In conclusion, it should be noted that the aforementioned parties, and LSDP in particular, lack a larger focus on the problems that Lithuania and other the other EU countries are facing. Considering the fact that Lithuania shares a common market, currency and is within the same financial zone, what are their opinions on the Eurozone crisis and what would it take to prevent something like this from happening in the future? What do they propose to solve the refugee and migrant crises, how would they practically implement their solidarity within the EU with countries like Germany? How would they attract attention of the EU and NATO in order to solve problems relevant to Lithuania? What position would they take regarding the question of the United Kingdom, seeing as the EU countries will not want to pander to the UK, while also considering that limiting the relationship of those two regions wouldn’t be beneficial? How would they try to make the countries of Northern Europe and Visegrad speak in one voice, when the politicians of those countries have different opinions?

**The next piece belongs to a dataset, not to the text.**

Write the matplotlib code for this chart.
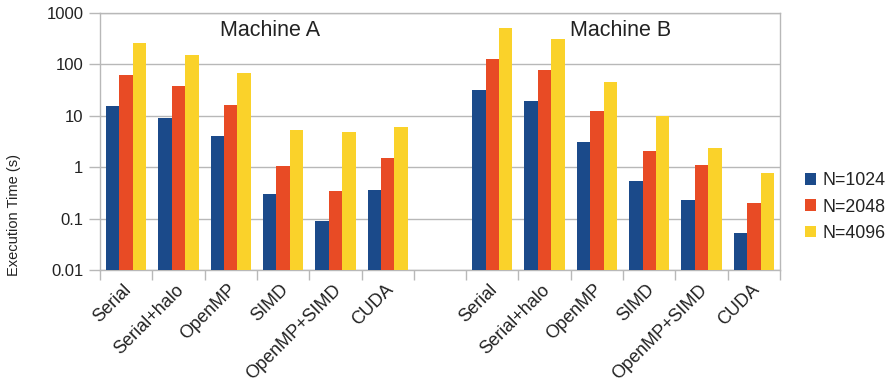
import matplotlib
matplotlib.use("Agg")
import matplotlib.pyplot as plt
import numpy as np
from matplotlib.patches import Patch

plt.rcParams['font.family'] = ['Liberation Sans', 'DejaVu Sans']

methods = ["Serial", "Serial+halo", "OpenMP", "SIMD", "OpenMP+SIMD", "CUDA"]
series_names = ["N=1024", "N=2048", "N=4096"]

# Execution times (s), machine A
a_1024 = [15.7, 9.1, 4.07, 0.30, 0.09, 0.36]
a_2048 = [63, 38, 16.4, 1.06, 0.346, 1.52]
a_4096 = [264, 154, 69, 5.3, 4.9, 6.1]

# Execution times (s), machine B
b_1024 = [32, 19.6, 3.1, 0.54, 0.23, 0.053]
b_2048 = [129, 79, 12.5, 2.08, 1.11, 0.20]
b_4096 = [517, 316, 46, 10.1, 2.38, 0.78]

y_ticks = [0.01, 0.1, 1, 10, 100, 1000]
y_tick_labels = ["0.01", "0.1", "1", "10", "100", "1000"]

colors = ["#1b4a8a", "#e84b25", "#fad22a"]
text_color = "#222222"
grid_color = "#b8b8b8"

W, H = 893, 389
fig = plt.figure(figsize=(W / 100, H / 100), dpi=100)
ax = fig.add_axes([100 / W, 1 - 270 / H, 680 / W, 257 / H])

# machine A in slots 0-5, empty slot 6, machine B in slots 7-12
pos_a = np.arange(len(methods))
pos_b = np.arange(len(methods)) + len(methods) + 1
width = 0.257
series_a = [a_1024, a_2048, a_4096]
series_b = [b_1024, b_2048, b_4096]
for i in range(3):
    off = (i - 1) * width
    ax.bar(pos_a + off, series_a[i], width, color=colors[i], zorder=3)
    ax.bar(pos_b + off, series_b[i], width, color=colors[i], zorder=3)

ax.set_yscale("log")
ax.set_ylim(0.01, 1000)
ax.set_xlim(-0.5, 12.5)
ax.yaxis.set_major_locator(matplotlib.ticker.FixedLocator(y_ticks))
ax.yaxis.set_minor_locator(matplotlib.ticker.NullLocator())
ax.set_yticklabels(y_tick_labels)
ax.grid(axis="y", color=grid_color, lw=1.0, zorder=0)

# boundary ticks between categories, labels at category centres
ax.set_xticks(np.arange(-0.5, 13, 1.0))
ax.set_xticklabels([])
ax.set_xticks(np.concatenate([pos_a, pos_b]) - 0.06, minor=True)
ax.set_xticklabels(methods + methods, minor=True, rotation=45, ha="right",
                   va="top", rotation_mode="anchor", fontsize=13, color=text_color)
ax.tick_params(axis="x", which="major", length=7, color=grid_color, width=1)
ax.tick_params(axis="x", which="minor", length=0, pad=8)
ax.tick_params(axis="y", length=8, color=grid_color, width=1, labelsize=12,
               labelcolor=text_color, pad=4)

for side in ["left", "right", "bottom", "top"]:
    ax.spines[side].set_color(grid_color)
    ax.spines[side].set_linewidth(1.0)

ax.text(2.75, 1 - 17.5 / 257, "Machine A", transform=ax.get_xaxis_transform(),
        ha="center", va="center", fontsize=15.5, color=text_color)
ax.text(9.45, 1 - 18 / 257, "Machine B", transform=ax.get_xaxis_transform(),
        ha="center", va="center", fontsize=15.5, color=text_color)

fig.text(14 / W, 1 - 215 / H, "Execution Time (s)", rotation=90, ha="center",
         va="center", fontsize=10.5, color=text_color)

handles = [Patch(facecolor=c, edgecolor="none") for c in colors]
fig.legend(handles, series_names, loc="center left",
           bbox_to_anchor=(805 / W, 1 - 207 / H), frameon=False,
           borderpad=0, borderaxespad=0,
           fontsize=12.8, handlelength=0.62, handleheight=0.62,
           handletextpad=0.34, labelspacing=0.52, labelcolor=text_color)

fig.savefig("out.png", dpi=100)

Even TS-LKD, who put in the most emphasis on these questions, doesn’t have a conclusive stance. The cause might be because of differing opinions between party members. An even bigger divide can be found within the Peasant and Green party. This can be applied when discussing their political campaigns in general. On one hand, this makes it harder to figure out what decisions the parties will make. On the other hand, it increases the number of possible coalitions.